Lotte Lehmann (February 27, 1888 – August 26, 1976) was a German soprano opera and Lieder singer who was especially associated with German repertory. She gave memorable performances in the operas of Richard Strauss; the Marschallin in Der Rosenkavalier was considered her greatest role.
Lehmann was born in Perleberg. After studying in Berlin, she made her debut in Hamburg Opera in 1910 as a Page in Wagner's Lohengrin. In 1914, she sang for the first time in, and in 1916 joined, the Vienna State Opera, where she sang in the premieres of a number of Strauss's operas, Ariadne auf Naxos (1916), Die Frau ohne Schatten (1919), Intermezzo (1924), and Arabella (1933) as well as Vienna premieres of several operas of Puccini. Lehmann made her debut in London in 1914, and from 1924 to 1935 she performed regularly at the Royal Opera House, Covent Garden.
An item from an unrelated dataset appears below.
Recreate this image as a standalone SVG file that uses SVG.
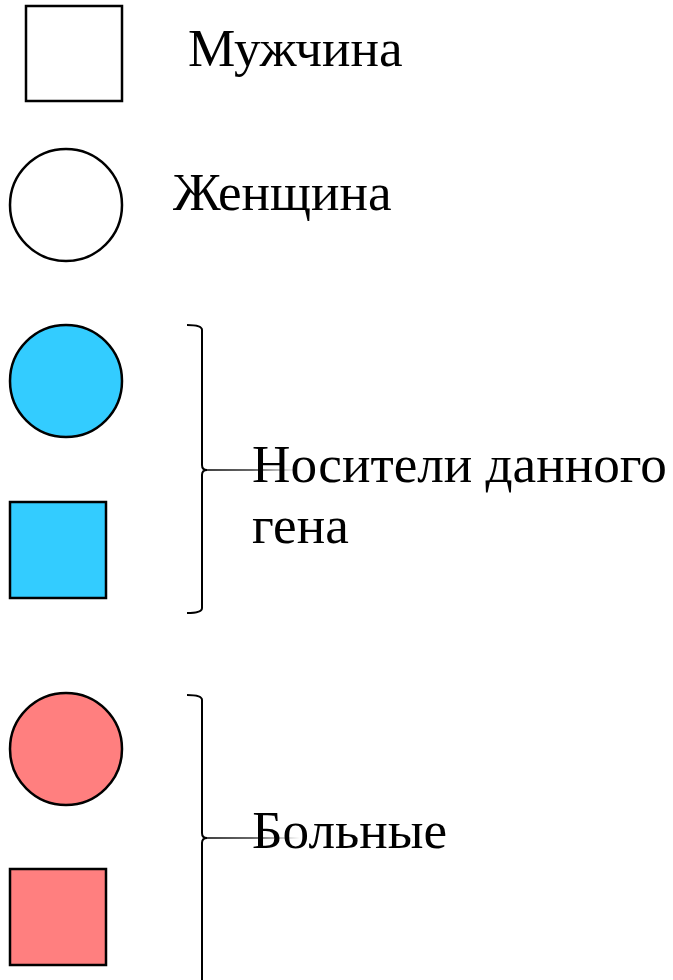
<svg xmlns="http://www.w3.org/2000/svg" width="673" height="980" viewBox="0 0 673 980">
  <defs>
    <linearGradient id="fade" gradientUnits="userSpaceOnUse" x1="204" y1="0" x2="300" y2="0">
      <stop offset="0" stop-color="#000"/>
      <stop offset="0.5" stop-color="#000" stop-opacity="0.8"/>
      <stop offset="1" stop-color="#000" stop-opacity="0"/>
    </linearGradient>
  </defs>
  <style>
    .sym { stroke: #000; stroke-width: 2.5; }
    .blank { fill: #fff; }
    .carrier { fill: #33ccff; }
    .ill { fill: #ff7f7f; }
    .label { font-family: "Liberation Serif", "Times New Roman", serif; font-size: 53.2px; fill: #000; }
    .brace { fill: none; stroke: #000; stroke-width: 2; }
    .lead { stroke: url(#fade); stroke-width: 1.6; }
  </style>
  <rect width="673" height="980" fill="#fff"/>

  <g id="male">
    <rect class="sym blank" x="26" y="6" width="96" height="95"/>
    <text class="label" x="188" y="66">Мужчина</text>
  </g>

  <g id="female">
    <circle class="sym blank" cx="66" cy="205" r="56"/>
    <text class="label" x="173" y="210">Женщина</text>
  </g>

  <g id="carrier-female">
    <circle class="sym carrier" cx="66" cy="381" r="56"/>
  </g>
  <g id="carrier-male">
    <rect class="sym carrier" x="10" y="502" width="96" height="96"/>
  </g>

  <g id="ill-female">
    <circle class="sym ill" cx="66" cy="749" r="56"/>
  </g>
  <g id="ill-male">
    <rect class="sym ill" x="10" y="869" width="96" height="96"/>
  </g>

  <g id="connectors">
    <path class="brace" d="M187 325 Q202 325 202 330 L202 465 Q202 470 207 470 Q202 470 202 475 L202 608 Q202 613 187 613"/>
    <line class="lead" x1="204" y1="470" x2="300" y2="470"/>
    <path class="brace" d="M187 695 Q202 695 202 700 L202 833 Q202 838 207 838 Q202 838 202 843 L202 982"/>
    <line class="lead" x1="204" y1="838" x2="300" y2="838"/>
  </g>

  <g id="carrier-label">
    <text class="label" x="252" y="482">Носители данного</text>
    <text class="label" x="252" y="543">гена</text>
  </g>
  <g id="ill-label">
    <text class="label" x="252" y="848">Больные</text>
  </g>
</svg>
She also appeared regularly at the Salzburg Festival (1926-1937), performing with Arturo Toscanini, among other conductors. She also gave recitals there accompanied at the piano by the conductor Bruno Walter. In 1936, while in Salzburg, she discovered the Trapp Family Singers (of 'the Sound of Music' fame) and persuaded them to their first public performance.
In 1930, Lehmann made her US debut in Chicago as Sieglinde in Wagner's Die Walküre. Lehmann's other Wagnerian roles included Eva in Die Meistersinger, Elsa in Lohengrin, and Elisabeth in Tannhäuser; she was also famous for her interpretation of Leonore in Beethoven's Fidelio. Just before Austria was annexed by Germany in 1938, Lehmann emigrated to the United States, where she sang at the San Francisco Opera and the Metropolitan Opera until 1945.
In addition to her operatic work, Lehmann was a renowned singer of lieder, giving frequent recitals up until her retirement. During her long career, Lehmann also made more than five hundred recordings.
After her retirement from the recital stage in 1951, Lehmann taught master classes at the Music Academy of Santa Barbara, California, which she helped found in 1947. She also gave master classes in Chicago, London, Vienna etc. For her contribution to the recording industry, Lehmann has a star on the Hollywood Walk of Fame at 1735 Hollywood Blvd. However, her first name was misspelled as "Lottie."
She was a prolific writer, publishing a book of poems Verse in Prosa in the early 1920s, a novel, Orplid, mein Land (1937), translated as Eternal Flight (1937) and a book of memoirs, Anfang und Aufstieg (1937), translated as On Wings of Song (UK 1938) and as Midway in My Song (US 1938); a book on the interpretation of song, More Than Singing (1945); My Many Lives (1948), a book on the interpretation of opera roles. Later books include Five Operas and Richard Strauss also titled Singing with Richard Strauss (UK) (1964); a second book of poems Gedichte (1969) and Eighteen Song Cycles (1971) which was largely taken from earlier books.
Biographies of Lehmann include: Lotte Lehmann...mehr als eine Sängerin by Wessling (1969); Lotte Lehmann: A Life in Opera and Song by Glass (1988); Lotte Lehmann: 1888-1976 A Centenary Biography by Jefferson (1988), translated into German as Lotte Lehmann: Eine Biographie (1991); Never Sang for Hitler: The Life and Times of Lotte Lehmann by Kater (2008).
Lehmann died in 1976 age 88 in Santa Barbara, California. She is interred in the Zentralfriedhof in Vienna, Austria.
The Lotte Lehmann Concert Hall on the campus of the University of California, Santa Barbara was named in her honor.
The Lotte Lehmann Foundation was begun in 1995 with the dual missions to preserve and perpetuate Lotte Lehmann's legacy, and to honor her dream of bringing art song into the lives of as many people as possible.